## DATA SUPPLIED
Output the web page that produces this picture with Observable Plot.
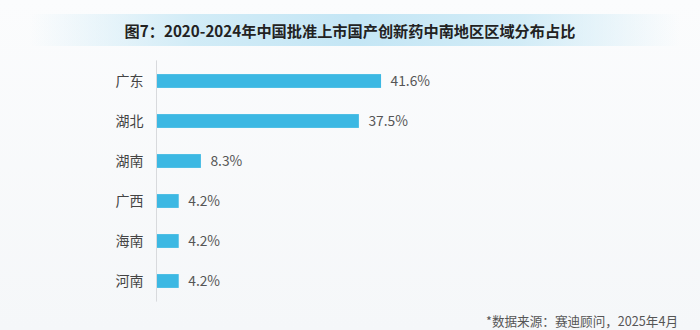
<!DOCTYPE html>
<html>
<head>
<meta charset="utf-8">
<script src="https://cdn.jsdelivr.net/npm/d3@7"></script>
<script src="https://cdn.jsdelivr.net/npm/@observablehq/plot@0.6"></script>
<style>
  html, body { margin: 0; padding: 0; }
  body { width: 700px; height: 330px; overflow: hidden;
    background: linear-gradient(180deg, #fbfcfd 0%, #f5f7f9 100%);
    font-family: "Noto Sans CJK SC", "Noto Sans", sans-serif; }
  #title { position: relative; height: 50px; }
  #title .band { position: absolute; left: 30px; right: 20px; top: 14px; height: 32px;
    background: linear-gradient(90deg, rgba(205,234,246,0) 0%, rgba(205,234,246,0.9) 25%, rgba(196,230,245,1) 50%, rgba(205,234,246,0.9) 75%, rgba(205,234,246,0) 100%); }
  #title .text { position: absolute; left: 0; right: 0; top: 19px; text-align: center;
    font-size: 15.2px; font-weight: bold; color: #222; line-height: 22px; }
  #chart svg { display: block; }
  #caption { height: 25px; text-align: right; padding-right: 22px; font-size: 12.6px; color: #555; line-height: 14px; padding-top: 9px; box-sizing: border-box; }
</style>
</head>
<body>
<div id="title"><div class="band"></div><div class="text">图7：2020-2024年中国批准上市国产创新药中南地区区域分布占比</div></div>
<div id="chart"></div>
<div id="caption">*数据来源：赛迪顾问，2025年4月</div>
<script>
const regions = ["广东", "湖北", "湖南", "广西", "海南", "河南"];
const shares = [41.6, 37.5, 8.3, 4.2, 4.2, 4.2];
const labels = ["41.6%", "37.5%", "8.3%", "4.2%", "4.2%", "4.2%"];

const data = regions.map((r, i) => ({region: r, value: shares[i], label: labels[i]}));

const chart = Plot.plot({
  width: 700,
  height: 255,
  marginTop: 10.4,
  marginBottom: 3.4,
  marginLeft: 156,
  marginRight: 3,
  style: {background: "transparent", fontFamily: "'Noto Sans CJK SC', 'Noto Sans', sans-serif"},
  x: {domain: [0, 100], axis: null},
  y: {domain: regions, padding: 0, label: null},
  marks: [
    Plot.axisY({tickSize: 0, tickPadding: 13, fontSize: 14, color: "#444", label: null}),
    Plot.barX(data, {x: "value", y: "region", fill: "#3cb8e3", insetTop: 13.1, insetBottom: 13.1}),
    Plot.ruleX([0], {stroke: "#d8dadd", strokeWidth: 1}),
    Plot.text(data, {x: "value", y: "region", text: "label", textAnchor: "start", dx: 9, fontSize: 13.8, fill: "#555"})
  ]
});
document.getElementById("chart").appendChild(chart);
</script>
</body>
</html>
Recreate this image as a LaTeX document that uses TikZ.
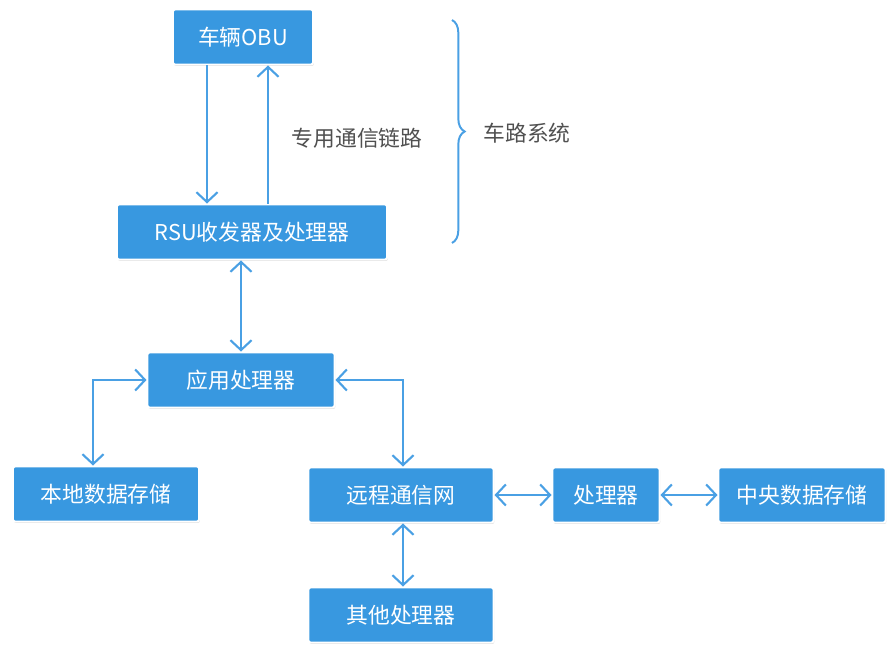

## TASK DIRECTIONS
Quote the data above in full, leaving out the pictures it holds.

## RESPONSE TO THE EXERCISE
Output the web page that produces this picture with Observable Plot.
<!DOCTYPE html>
<html>
<head>
<meta charset="utf-8">
<script src="https://cdn.jsdelivr.net/npm/d3@7"></script>
<script src="https://cdn.jsdelivr.net/npm/@observablehq/plot@0.6"></script>
<style>
  html, body { margin: 0; padding: 0; }
  body { width: 700px; height: 330px; overflow: hidden;
    background: linear-gradient(180deg, #fbfcfd 0%, #f5f7f9 100%);
    font-family: "Noto Sans CJK SC", "Noto Sans", sans-serif; }
  #title { position: relative; height: 50px; }
  #title .band { position: absolute; left: 30px; right: 20px; top: 14px; height: 32px;
    background: linear-gradient(90deg, rgba(205,234,246,0) 0%, rgba(205,234,246,0.9) 25%, rgba(196,230,245,1) 50%, rgba(205,234,246,0.9) 75%, rgba(205,234,246,0) 100%); }
  #title .text { position: absolute; left: 0; right: 0; top: 19px; text-align: center;
    font-size: 15.2px; font-weight: bold; color: #222; line-height: 22px; }
  #chart svg { display: block; }
  #caption { height: 25px; text-align: right; padding-right: 22px; font-size: 12.6px; color: #555; line-height: 14px; padding-top: 9px; box-sizing: border-box; }
</style>
</head>
<body>
<div id="title"><div class="band"></div><div class="text">图7：2020-2024年中国批准上市国产创新药中南地区区域分布占比</div></div>
<div id="chart"></div>
<div id="caption">*数据来源：赛迪顾问，2025年4月</div>
<script>
const regions = ["广东", "湖北", "湖南", "广西", "海南", "河南"];
const shares = [41.6, 37.5, 8.3, 4.2, 4.2, 4.2];
const labels = ["41.6%", "37.5%", "8.3%", "4.2%", "4.2%", "4.2%"];

const data = regions.map((r, i) => ({region: r, value: shares[i], label: labels[i]}));

const chart = Plot.plot({
  width: 700,
  height: 255,
  marginTop: 10.4,
  marginBottom: 3.4,
  marginLeft: 156,
  marginRight: 3,
  style: {background: "transparent", fontFamily: "'Noto Sans CJK SC', 'Noto Sans', sans-serif"},
  x: {domain: [0, 100], axis: null},
  y: {domain: regions, padding: 0, label: null},
  marks: [
    Plot.axisY({tickSize: 0, tickPadding: 13, fontSize: 14, color: "#444", label: null}),
    Plot.barX(data, {x: "value", y: "region", fill: "#3cb8e3", insetTop: 13.1, insetBottom: 13.1}),
    Plot.ruleX([0], {stroke: "#d8dadd", strokeWidth: 1}),
    Plot.text(data, {x: "value", y: "region", text: "label", textAnchor: "start", dx: 9, fontSize: 13.8, fill: "#555"})
  ]
});
document.getElementById("chart").appendChild(chart);
</script>
</body>
</html>
Recreate this image as a LaTeX document that uses TikZ.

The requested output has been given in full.